In these languages we would create a loop over the iterator and apply the operation each pass. For example, in Java iterating through and printing each element in object List<String> wordList (a list of strings) is done by using an Iterator object:

Iterator<String> wordIter = wordList.iterator();
while (wordIter.hasNext()) {
  System.out.println(wordIter.next());
}

The same can be done in Scala much more concisely and elegantly:

wordList.foreach(Console.println _)

Although iterators are in fact automatically used in the underlying implementation of the foreach method in Scala, we as programmers need not pay attention to this unless we want to.

(Modern versions of Java does provide a `foreach` method through the Iterable interface, which takes a consumer function as argument.)

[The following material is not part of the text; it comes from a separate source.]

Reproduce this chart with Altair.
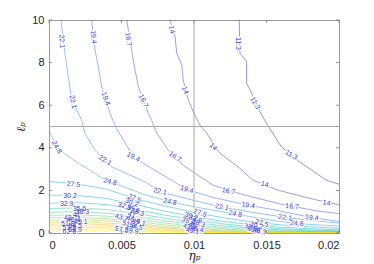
import altair as alt
import pandas as pd

# ---------------- data ----------------
LEVELS = [11.3, 14, 16.7, 19.4, 22.1, 24.8, 27.5, 30.2, 32.9, 35.6,
          38.3, 41, 43.7, 46.4, 49.1, 51.8, 54.5, 57.2, 59.9, 62.6]

C11_3_X = [0.01312, 0.01314, 0.01317, 0.01363, 0.01363, 0.01398, 0.01455, 0.01497, 0.01602, 0.01729, 0.01912, 0.0200]
C11_3_Y = [10.0, 9.2, 8.44, 8.05, 7.03, 6.56, 5.69, 5.18, 4.05, 3.34, 2.48, 2.29]

C14_X = [0.00834, 0.00850, 0.00869, 0.00881, 0.00915, 0.00925, 0.00961, 0.00995, 0.01041, 0.01088, 0.01179, 0.01310, 0.01407, 0.01579, 0.01832, 0.0200]
C14_Y = [10.0, 9.6, 9.22, 8.44, 7.9, 7.2, 6.24, 5.69, 5.07, 4.68, 3.74, 3.07, 2.48, 2.01, 1.57, 1.33]

C16_7_X = [0.00536, 0.0057, 0.00593, 0.00616, 0.00685, 0.00708, 0.00743, 0.00823, 0.00926, 0.01007, 0.01133, 0.01330, 0.01595, 0.01846, 0.0200]
C16_7_Y = [10.0, 8.6, 7.66, 6.87, 5.62, 5.30, 4.68, 3.89, 3.19, 2.80, 2.24, 1.82, 1.36, 1.04, 0.91]

C19_4_X = [0.00294, 0.00317, 0.0034, 0.00363, 0.00421, 0.0047, 0.00536, 0.00581, 0.00674, 0.00766, 0.0095, 0.01133, 0.01374, 0.01547, 0.01812, 0.0200]
C19_4_Y = [10.0, 8.6, 7.81, 6.87, 5.62, 4.85, 4.11, 3.56, 3.17, 2.80, 2.04, 1.67, 1.30, 1.10, 0.72, 0.55]

C22_1_X = [0.00083, 0.00099, 0.00133, 0.00157, 0.00225, 0.00248, 0.00317, 0.00432, 0.0055, 0.00662, 0.00766, 0.00995, 0.01193, 0.0145, 0.01641, 0.0185, 0.0200]
C22_1_Y = [10.0, 9.0, 7.34, 6.24, 5.30, 4.68, 3.89, 3.11, 2.75, 2.40, 1.93, 1.54, 1.21, 0.92, 0.72, 0.56, 0.47]

C24_8_X = [0.0, 0.00053, 0.0011, 0.00202, 0.0026, 0.00386, 0.00513, 0.0065, 0.00834, 0.0101, 0.01285, 0.0155, 0.01708, 0.0200]
C24_8_Y = [4.8, 4.03, 3.72, 3.27, 3.05, 2.48, 2.18, 1.82, 1.46, 1.22, 0.89, 0.58, 0.44, 0.32]

# lower, nearly horizontal contours read at these eta values
BOTTOM_X = [0.0, 0.002, 0.004, 0.006, 0.008, 0.010, 0.012, 0.014, 0.016, 0.018, 0.020]
C27_5_Y = [2.42, 2.30, 2.05, 1.60, 1.27, 0.97, 0.72, 0.52, 0.38, 0.29, 0.22]
C30_2_Y = [1.78, 1.76, 1.62, 1.33, 1.02, 0.77, 0.55, 0.38, 0.27, 0.20, 0.15]
C32_9_Y = [1.40, 1.42, 1.33, 1.10, 0.84, 0.62, 0.43, 0.29, 0.20, 0.14, 0.10]
C35_6_Y = [1.15, 1.18, 1.10, 0.92, 0.69, 0.50, 0.34, 0.22, 0.15, 0.10, 0.07]
C38_3_Y = [0.97, 1.00, 0.93, 0.77, 0.57, 0.40, 0.26, 0.16, 0.10, 0.07, 0.05]
C41_Y = [0.83, 0.85, 0.79, 0.65, 0.47, 0.31, 0.19, 0.11, 0.07, 0.05, 0.03]
C43_7_Y = [0.71, 0.73, 0.67, 0.54, 0.38, 0.24, 0.14, 0.07, 0.04, 0.03, 0.02]
C46_4_Y = [0.60, 0.62, 0.57, 0.45, 0.30, 0.18, 0.09, 0.04, 0.02, 0.01, 0.01]
C49_1_Y = [0.50, 0.52, 0.47, 0.37, 0.24, 0.12, 0.05, 0.02, 0.01, 0.005, 0.0]
C51_8_Y = [0.41, 0.43, 0.39, 0.29, 0.18, 0.08, 0.03, 0.01, 0.0, 0.0, 0.0]
C54_5_Y = [0.32, 0.35, 0.31, 0.23, 0.13, 0.05, 0.01, 0.0, 0.0, 0.0, 0.0]
C57_2_Y = [0.24, 0.27, 0.24, 0.17, 0.09, 0.03, 0.0, 0.0, 0.0, 0.0, 0.0]
C59_9_Y = [0.16, 0.19, 0.17, 0.11, 0.05, 0.01, 0.0, 0.0, 0.0, 0.0, 0.0]
C62_6_Y = [0.08, 0.11, 0.10, 0.06, 0.02, 0.0, 0.0, 0.0, 0.0, 0.0, 0.0]

# contour labels: text, eta, ell, rotation
LABELS = [
    ("22.1", 0.00088, 9.0, 85), ("19.4", 0.00306, 9.2, 85), ("16.7", 0.00547, 9.1, 80),
    ("14", 0.00846, 9.55, 80), ("11.3", 0.01306, 8.9, 90),
    ("22.1", 0.00165, 6.15, 78), ("19.4", 0.0039, 6.3, 70), ("16.7", 0.0065, 6.2, 65),
    ("14", 0.00938, 6.7, 70), ("11.3", 0.01421, 6.09, 60),
    ("24.8", 0.00053, 4.03, 60), ("22.1", 0.00386, 3.41, 32), ("19.4", 0.00581, 3.56, 28),
    ("16.7", 0.00869, 3.58, 35), ("14", 0.01133, 4.05, 45), ("11.3", 0.01671, 3.66, 30),
    ("27.5", 0.00168, 2.28, 4), ("24.8", 0.00421, 2.40, 15), ("22.1", 0.00766, 1.95, 12),
    ("19.4", 0.0095, 2.04, 16), ("16.7", 0.01238, 1.96, 10), ("14", 0.01488, 2.28, 12),
    ("14", 0.01915, 1.40, 5), ("30.2", 0.00145, 1.76, 0), ("32.9", 0.00122, 1.38, 0),
    ("24.8", 0.00834, 1.46, 12), ("22.1", 0.01193, 1.21, 10), ("19.4", 0.01374, 1.30, 8),
    ("24.8", 0.01285, 0.89, 10), ("16.7", 0.01676, 1.24, 5), ("22.1", 0.01628, 0.72, 8),
    ("19.4", 0.01812, 0.72, 5), ("24.8", 0.01708, 0.44, 5),
    ("27.5", 0.0059, 1.62, 22), ("27.5", 0.01041, 0.93, 20), ("27.5", 0.01467, 0.46, 15),
    # crowded clusters
    ("35.6", 0.0021, 1.12, 0), ("38.3", 0.0023, 0.97, 0), ("41", 0.0019, 0.84, 0),
    ("43.7", 0.0015, 0.72, 0), ("46.4", 0.0017, 0.60, 0), ("49.1", 0.0022, 0.50, 0),
    ("51.8", 0.0013, 0.42, 0), ("54.5", 0.0018, 0.32, 0), ("57.2", 0.0014, 0.22, 0),
    ("59.9", 0.0018, 0.12, 0), ("62.6", 0.0014, 0.03, 0),
    ("30.2", 0.0057, 1.42, 20), ("32.9", 0.0052, 1.25, 20), ("35.6", 0.0058, 1.12, 20),
    ("38.3", 0.0061, 0.98, 20), ("41", 0.0057, 0.85, 20), ("43.7", 0.0050, 0.72, 15),
    ("46.4", 0.0058, 0.62, 15), ("49.1", 0.0062, 0.50, 15), ("51.8", 0.0055, 0.40, 15),
    ("54.5", 0.0060, 0.30, 15), ("57.2", 0.0050, 0.15, 10), ("59.9", 0.0057, 0.10, 10),
    ("30.2", 0.0098, 0.78, 20), ("32.9", 0.0101, 0.65, 20), ("35.6", 0.0096, 0.55, 20),
    ("38.3", 0.0103, 0.45, 20), ("41", 0.0099, 0.35, 20), ("43.7", 0.0097, 0.27, 15),
    ("46.4", 0.0102, 0.18, 15), ("49.1", 0.0099, 0.09, 10),
    ("30.2", 0.0143, 0.35, 15), ("32.9", 0.0139, 0.25, 15), ("35.6", 0.0141, 0.15, 10),
    ("38.3", 0.0145, 0.08, 10),
]

XTICKS = [0, 0.005, 0.01, 0.015, 0.02]
YTICKS = [0, 2, 4, 6, 8, 10]
CROSS_X = [0.01]
CROSS_Y = [5.0]

# ---------------- styling helpers ----------------
PARULA = [(0.2422, 0.1504, 0.6603), (0.2810, 0.3228, 0.9579), (0.1540, 0.5902, 0.9218),
          (0.0297, 0.7082, 0.8163), (0.1938, 0.7758, 0.6251), (0.5044, 0.7993, 0.3480),
          (0.8634, 0.7406, 0.1596), (0.9892, 0.8136, 0.1885), (0.9769, 0.9839, 0.0805)]


def parula(t):
    t = min(max(t, 0.0), 1.0) * (len(PARULA) - 1)
    i = min(int(t), len(PARULA) - 2)
    f = t - i
    c = [PARULA[i][k] * (1 - f) + PARULA[i + 1][k] * f for k in range(3)]
    return "#%02x%02x%02x" % tuple(int(round(v * 255)) for v in c)


lo, hi = LEVELS[0], LEVELS[-1]
LEVEL_NAMES = [("%g" % v) for v in LEVELS]
COLORS = [parula((v - lo) / (hi - lo)) for v in LEVELS]

contours = [
    (11.3, C11_3_X, C11_3_Y), (14, C14_X, C14_Y), (16.7, C16_7_X, C16_7_Y),
    (19.4, C19_4_X, C19_4_Y), (22.1, C22_1_X, C22_1_Y), (24.8, C24_8_X, C24_8_Y),
    (27.5, BOTTOM_X, C27_5_Y), (30.2, BOTTOM_X, C30_2_Y), (32.9, BOTTOM_X, C32_9_Y),
    (35.6, BOTTOM_X, C35_6_Y), (38.3, BOTTOM_X, C38_3_Y), (41, BOTTOM_X, C41_Y),
    (43.7, BOTTOM_X, C43_7_Y), (46.4, BOTTOM_X, C46_4_Y), (49.1, BOTTOM_X, C49_1_Y),
    (51.8, BOTTOM_X, C51_8_Y), (54.5, BOTTOM_X, C54_5_Y), (57.2, BOTTOM_X, C57_2_Y),
    (59.9, BOTTOM_X, C59_9_Y), (62.6, BOTTOM_X, C62_6_Y),
]
rows = []
for lev, xs, ys in contours:
    for i, (a, b) in enumerate(zip(xs, ys)):
        rows.append({"lev": "%g" % lev, "x": a, "y": b, "i": i})
lines_df = pd.DataFrame(rows)
labels_df = pd.DataFrame(LABELS, columns=["text", "x", "y", "angle"])

W, H = 290, 213
FRAME = "#9a9a9a"

xscale = alt.Scale(domain=[0, 0.02], nice=False, zero=False)
yscale = alt.Scale(domain=[0, 10], nice=False, zero=False)
xaxis = alt.Axis(values=XTICKS, format="~g", title="ηₚ", domain=False, ticks=False, grid=False,
                 labelFont="Liberation Sans", labelFontSize=11, labelColor="#262626",
                 labelPadding=6, titleFont="DejaVu Serif", titleFontStyle="italic",
                 titleFontWeight="normal", titleFontSize=12, titleColor="#262626", titlePadding=0)
yaxis = alt.Axis(values=YTICKS, format="d", title="ℓₚ", domain=False, ticks=False, grid=False,
                 labelFont="Liberation Sans", labelFontSize=11, labelColor="#262626",
                 labelPadding=5, titleFont="DejaVu Serif", titleFontStyle="italic",
                 titleFontWeight="normal", titleFontSize=12, titleColor="#262626", titlePadding=4)
X = alt.X("x:Q", scale=xscale, axis=xaxis)
Y = alt.Y("y:Q", scale=yscale, axis=yaxis)

lines = alt.Chart(lines_df).mark_line(strokeWidth=0.5, clip=True).encode(
    x=X, y=Y,
    color=alt.Color("lev:N", scale=alt.Scale(domain=LEVEL_NAMES, range=COLORS), legend=None),
    detail="lev:N", order="i:Q")

halo = alt.Chart(labels_df).mark_text(font="Liberation Sans", fontSize=7, color="white",
                                       stroke="white", strokeWidth=2.2).encode(
    x=X, y=Y, text="text:N", angle=alt.Angle("angle:Q", scale=None))
texts = alt.Chart(labels_df).mark_text(font="Liberation Sans", fontSize=7, color="#3a3ad8").encode(
    x=X, y=Y, text="text:N", angle=alt.Angle("angle:Q", scale=None))

vline = alt.Chart(pd.DataFrame({"x": CROSS_X})).mark_rule(color="#a8a8a8", strokeWidth=1).encode(x=X)
hline = alt.Chart(pd.DataFrame({"y": CROSS_Y})).mark_rule(color="#a8a8a8", strokeWidth=1).encode(y=Y)

xt_bot = alt.Chart(pd.DataFrame({"x": XTICKS})).mark_rule(color="#777777", strokeWidth=0.8).encode(
    x=X, y=alt.value(H), y2=alt.value(H - 3))
xt_top = alt.Chart(pd.DataFrame({"x": XTICKS})).mark_rule(color="#777777", strokeWidth=0.8).encode(
    x=X, y=alt.value(0), y2=alt.value(3))
yt_left = alt.Chart(pd.DataFrame({"y": YTICKS})).mark_rule(color="#777777", strokeWidth=0.8).encode(
    y=Y, x=alt.value(0), x2=alt.value(3))
yt_right = alt.Chart(pd.DataFrame({"y": YTICKS})).mark_rule(color="#777777", strokeWidth=0.8).encode(
    y=Y, x=alt.value(W), x2=alt.value(W - 3))

chart = alt.layer(lines, vline, hline, halo, texts, xt_bot, xt_top, yt_left, yt_right).properties(
    width=W, height=H,
    autosize=alt.AutoSizeParams(type="none"),
    padding={"left": 41, "top": 12, "right": 27, "bottom": 31},
    background="white",
).configure_view(stroke=FRAME, strokeWidth=1)

chart.save("out.html", embed_options={"renderer": "svg", "actions": False})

Independent use: generators

Iterators can be also used independently of collections. For instance, the Iterator companion object has methods for constructing iterators that generate arbitrarily long sequences.

For example, the Iterator.from(start: Int) returns an iterator that generates the infinite sequence start, start+1, start2, ... of integers (of course, after \(2^{31}-1\) the sequence will overflow to \(-2^{31}\)). We could use this, for example, to return the indices (starting from 1) of all the elements that are divisible by 3 in a list of integers:

scala>  import Iterator._
import Iterator._

scala>  val l = List(2312,234,2,64,573,42,34,12,4,35,34,6,6)
l: List[Int] = List(2312, 234, 2, 64, 573, 42, 34, 12, 4, 35, 34, 6, 6)

scala>  l.iterator.zip(from(1)).filter({case (num, index) => num % 3 == 0}).map({case (num,index) => index}).toVector
res1: Vector[Int] = Vector(2, 5, 6, 8, 12, 13)

Above, the expression {case (num, index) => num % 3 == 0} is a concise way to write a function f(x,y) of type (Int,Int)=>Boolean that returns true if the first argument x is divisible by 3 and false` otherwise.

As a second example, we could use Iterator.continually(elem: => A), which applies the argument code elem indefinitely, for example, to read a file one line at a time and print out the character counts for each line in the:

val reader = new java.io.BufferedReader(new java.io.FileReader(new java.io.File("index.pre")))
Iterator.continually(reader.readLine()).takeWhile(_ != null).zipWithIndex.foreach {
 case (line, lineNum) => println("Line "+(lineNum+1)+": "+line.length+" characters")
}

Alternatively, we could have used var declarations and while loops:

val reader = new java.io.BufferedReader(new java.io.FileReader(new java.io.File("index.pre")))
var lineNum = 1
var line = ""
while( {line = reader.readLine(); line!= null} ) {
  println("Line "+lineNum+": "+line.length+" characters")
  lineNum += 1
}

Writing new iterators

One can also easily write new, special-purpose iterators. To see how, here is roughly how Iterator.from, an iterator that returns an infinite sequence of integers start, start + 1*step, start + 2*step, …, is defined in the companion object of Iterator:

def from(start: Int, step: Int): Iterator[Int] = new Iterator[Int] {
  private var i = start
  def hasNext: Boolean = true
  def next(): Int = { val result = i; i += step; result }
}

That is, from returns an object that extends the abstract class Iterator[Int] with

  1. a private var i that keeps track of the next value to be given when next is called, and

  2. by implementing the required methods hasNext and next.

We may now call:

scala> from(0, 4).take(10).toList
res1: List[Int] = List(0, 4, 8, 12, 16, 20, 24, 28, 32, 36)

As a second example, here is a pseudo-random “lottery” iterator that, given a player’s row of 7 integers in the range [1, 39], for each next call returns a new winning row (7 regular numbers and 2 extra) together with the information how many of the player’s numbers occurred in the winning row:

def lottery(myRow: Seq[Int]): Iterator[(Seq[Int], Seq[Int], String)] = new Iterator[(Seq[Int], Seq[Int], String)] {
  require(myRow.length == 7 && myRow.distinct.length == 7 && myRow.forall(n => (1 <= n) && (n <= 39)), "The row should consist of 7 distinct integers in [1,39]")
  private val rand = new scala.util.Random(System.nanoTime)
  def hasNext: Boolean = true
  def next(): (Seq[Int], Seq[Int], String) = {
    val (regular, extra) = rand.shuffle((1 to 39).toVector).take(9).splitAt(7)
    (regular.sorted, extra.sorted, s":math:`{regular.count(myRow contains _)}+`{extra.count(myRow contains _)}")
  }
}

We can now witness how lucky we are during a year’s worth of weekly lotteries:

scala> val machine = lottery(List(3,5,16,21,22,33,39))
machine: Iterator[(Seq[Int], Seq[Int], String)] = <iterator>

scala> machine.take(52).foreach(println _)
(Vector(3, 10, 14, 19, 20, 25, 37),Vector(1, 21),1+1)
(Vector(9, 15, 20, 21, 27, 31, 32),Vector(17, 33),1+1)
(Vector(13, 20, 21, 25, 26, 35, 39),Vector(6, 24),2+0)
...

To amuse yourself you may want to run the machine until you hit the jackpot (7 regular numbers right) and witness how many weeks of play this takes.